At the first opportunity, capital began to wind back the gains won by workers.
The opening salvo came from the Oval Office in 1981, when Reagan summarily fired eleven thousand striking air traffic controllers. Employers followed suit with increasingly cutthroat anti-union tactics. In the 1980s, the number of employers that illegally fired union activists during organizing campaigns tripled. The new aggression worked: the percent of private-sector workers covered by union contracts — and “just cause” provisions — fell by 50 percent between 1980 and 2000.
Even in ascendant union strongholds like education, employers searched for other ways to assert the right to fire, pushing for a whole new line of nonunion shops — in the form of charter schools — where they could cut teachers back down to at-will status.
With the war on unions in full swing, white-collar employers targeted the cultures of job security that had been baked into the corporate world.

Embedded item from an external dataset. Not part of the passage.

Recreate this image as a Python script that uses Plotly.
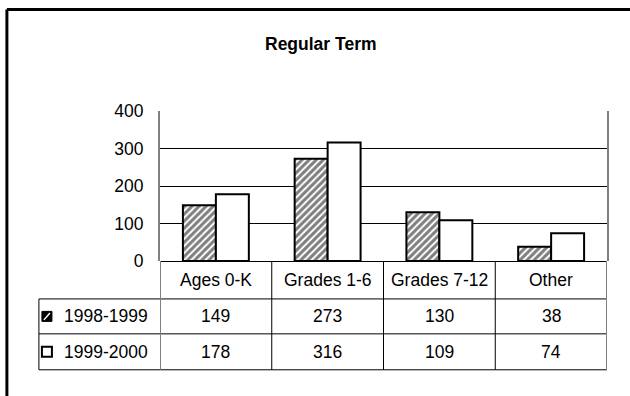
import plotly.graph_objects as go

# ---- data ----
categories = ["Ages 0-K", "Grades 1-6", "Grades 7-12", "Other"]
series_names = ["1998-1999", "1999-2000"]
values_1998 = [149, 273, 130, 38]
values_1999 = [178, 316, 109, 74]
y_ticks = [0, 100, 200, 300, 400]
title_text = "Regular Term"

# ---- layout geometry (pixels) ----
W, H = 630, 396
L, R, T, B = 160, 606.7, 110.7, 261.0
FONT = "Liberation Sans, Arial, sans-serif"
FS = 17.5

def px(x):
    return (x - L) / (R - L)

def py(y):
    return (B - y) / (B - T)

fig = go.Figure()
fig.add_trace(go.Bar(
    x=categories, y=values_1998, name=series_names[0],
    marker=dict(color="white",
                pattern=dict(shape="/", fgcolor="black", bgcolor="white", size=5, solidity=0.6),
                line=dict(color="black", width=2)),
))
fig.add_trace(go.Bar(
    x=categories, y=values_1999, name=series_names[1],
    marker=dict(color="white", line=dict(color="black", width=2)),
))

shapes = []
annotations = []

# outer frame (left and top edges visible)
shapes.append(dict(type="line", xref="paper", yref="paper", x0=px(7), x1=px(W + 5), y0=py(9), y1=py(9),
                   line=dict(color="black", width=3)))
shapes.append(dict(type="line", xref="paper", yref="paper", x0=px(7), x1=px(7), y0=py(9), y1=py(H + 5),
                   line=dict(color="black", width=3)))

# table horizontal lines
row_lines = [299, 334, 370]
for yy in row_lines:
    shapes.append(dict(type="line", xref="paper", yref="paper", x0=px(39), x1=1, y0=py(yy), y1=py(yy),
                       line=dict(color="black", width=1)))
shapes.append(dict(type="line", xref="paper", yref="paper", x0=px(39), x1=px(39), y0=py(299), y1=py(370),
                   line=dict(color="black", width=1)))
# vertical separators between categories
n = len(categories)
for k in range(n + 1):
    outer = k in (0, n)
    shapes.append(dict(type="line", xref="x", yref="paper", x0=k - 0.5, x1=k - 0.5, y0=0, y1=py(370),
                       line=dict(color="#808080" if outer else "black", width=2 if outer else 1)))

# category labels row
for c in categories:
    annotations.append(dict(xref="x", yref="paper", x=c, y=py(280), text=c, showarrow=False,
                            xanchor="center", yanchor="middle", font=dict(size=FS, color="black", family=FONT)))

# value rows
row_centers = [316.5, 352]
for vals, yc in zip([values_1998, values_1999], row_centers):
    for c, v in zip(categories, vals):
        annotations.append(dict(xref="x", yref="paper", x=c, y=py(yc), text=str(v), showarrow=False,
                                xanchor="center", yanchor="middle", font=dict(size=FS, color="black", family=FONT)))

# legend labels in table
for name, yc in zip(series_names, row_centers):
    annotations.append(dict(xref="paper", yref="paper", x=px(62), y=py(yc), text=name, showarrow=False,
                            xanchor="left", yanchor="middle", font=dict(size=FS, color="black", family=FONT)))

# legend keys
k1 = row_centers[0]
shapes.append(dict(type="rect", xref="paper", yref="paper", x0=px(42), x1=px(52), y0=py(k1 - 5), y1=py(k1 + 5),
                   fillcolor="black", line=dict(color="black", width=1)))
shapes.append(dict(type="line", xref="paper", yref="paper", x0=px(44), x1=px(50), y0=py(k1 + 3.5), y1=py(k1 - 3.5),
                   line=dict(color="white", width=1.5)))
k2 = row_centers[1]
shapes.append(dict(type="rect", xref="paper", yref="paper", x0=px(42), x1=px(52), y0=py(k2 - 5), y1=py(k2 + 5),
                   fillcolor="white", line=dict(color="black", width=2)))

# title
annotations.append(dict(xref="paper", yref="paper", x=px(321), y=py(43.5), text="<b>" + title_text + "</b>",
                        showarrow=False, xanchor="center", yanchor="middle",
                        font=dict(size=FS, color="black", family=FONT)))

fig.update_layout(
    width=W, height=H,
    margin=dict(l=L, r=W - R, t=T, b=H - B, pad=0),
    paper_bgcolor="white", plot_bgcolor="white",
    showlegend=False,
    barmode="group", bargap=0.41, bargroupgap=0,
    font=dict(family=FONT, size=FS, color="black"),
    shapes=shapes, annotations=annotations,
    xaxis=dict(showticklabels=False, showgrid=False, showline=False, zeroline=False, ticks="",
               range=[-0.5, n - 0.5]),
    yaxis=dict(range=[0, 400], tickvals=y_ticks, showgrid=True, gridcolor="black", gridwidth=1,
               zeroline=True, zerolinecolor="black", zerolinewidth=1,
               showline=True, linecolor="#808080", linewidth=2, mirror=True,
               ticks="", ticklabelstandoff=11, tickfont=dict(size=FS, family=FONT, color="black")),
)

fig.write_html("out.html", config={"displayModeBar": False},
               post_script="document.body.style.margin='0px';")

Jack Welch, the two-decade CEO of General Electric (GE), exemplified a new management machismo that would rebel against any limits on managers’ authority. Welch earned the nickname “Neutron Jack” for the massive downsizings he ordered of his workforce in the 1980s and ’90s, even in boom times, as he sought to boost shareholder value. He eliminated 130,000 jobs from GE in his first six years (one-quarter of all company employees) and popularized the management practice known as “rank and yank” in which every year, without fail, firms cull the lowest-performing 10 percent of their workforce.
Once a sign of failure, layoffs became a sign of corporate progress. Wall Street began to reward downsizing, setting off waves of mass layoffs. When Xerox announced plans to terminate ten thousand employees in 1993, the company stock jumped 7 percent. And corporate leaders personally gained from aping Welch’s scorched-earth tactics. In 1995, Robert Allen, the CEO of AT&T, saw his salary package rise from $6.7 million to $16 million after laying off fifty thousand employees.
Crusading capitalists like Welch and Allen had help. A whole industry of consultants emerged to facilitate layoffs in a white-collar workforce grown accustomed to security. The euphemistically named “outplacement services” industry coached managers on best practices for firing employees, for example, using a passive voice while carrying out the deed (“A decision has been made. Your position has been terminated.”). Consultants would even continue talking to the terminated workers as they escorted them out of the building.
After a boom in the 1980s and ’90s, the layoff-support industry has now contracted. But this isn’t because of a decline in layoffs: outplacement consultants were simply the training wheels, now employers ride the bike all by themselves.
Laboring on a Knife’s Edge
In some ways, we are back where we started. More than 93 percent of private-sector workers today labor “at will.” Their employers can terminate their contracts at any time, and for no reason at all.
In the international context, the United States trails far behind its European counterparts, which long ago generalized “just cause” and severance pay as basic rights for all workers, whether protected by union contracts or not. Further, in the current crisis, Germany, France, and the UK have all implemented expansive systems of work-sharing and wage subsidies that have suppressed layoffs and kept paychecks flowing to workers. Italy banned layoffs for three months.
The US employment regime needs a radical restructuring. Until then, workers will continue to labor on a knife’s edge.